Now, $\delta(q, a)$ is a set of states, contains all the states the NFA can go to, when in state $q$ and symbol $a$ received. The extended transition $\delta(q_0, xa) = \cup \delta(p, a),\, p \in \delta(q_0, x)$, with the basis $\delta(q_0, \epsilon) = \{q_0\}$.

Equivalence of NFA and DFA
It seems that NFA can represent more languages, since a NFA now can go to multiple states by one step. But it turns out surprisely that for any DFA, there is a DFA accepts the same languages. The contraverse is obvious, thus DFAs and NFAs represents the same kind of languages, regular language.
Proof Sketch: For a NFA $(Q, \Sigma, \delta_N, q_0, F)$, construct the equivalent DFA using subset construction with

  • States: $2^Q$ (each state is a subset of $Q$)
  • Inputs: $\Sigma$
  • Start states: $\{q_0\}$
  • Final states = all those (subset of $Q$) contains a member of $F$
  • Transition function $\delta_D(\{q_1, \ldots, q_k\}, a) = \cup \delta_N(q_i, a), \, i = 1, \ldots, k$.
    Then the NFA and DFA accepts the same language.

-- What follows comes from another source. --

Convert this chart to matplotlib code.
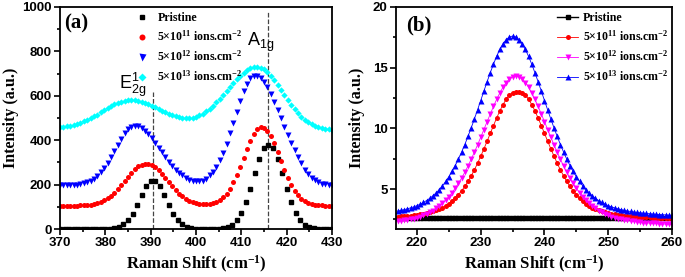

It can be proved by induction on $|w|$ that $\delta_N(q_0, w) = \delta_D(q_0, w)$, thus the NFA and DFA accepts the same strings.

NFA with $\epsilon$-Transitions

We can even allow state-to-state transition on $\epsilon$ input, these transitions are done spontaneously, without looking at the input string. Again, the extension only accepts regular language. It can be proved that for any $\epsilon$-NFA, there is a NFA which accepts the same language. The intuition is that we can combine the $\epsilon$-transitions with the next transition on real input. And the prove is also completed with induction.

Remark

  • Not so obviously, the DFA, NFA, $\epsilon$-NFA accepts exactly the same class of languages: the regular language, although the last two seem to be more powerful. It seems that regular languages is a boundary for finite automatas, which has no memory to remember previous states and symbols, and only finite states available.
  • The NFA types are easier design, and may have exponential fewer states than a equivalent DFA (see subset construction).
  • Only a DFA can be implemented until now.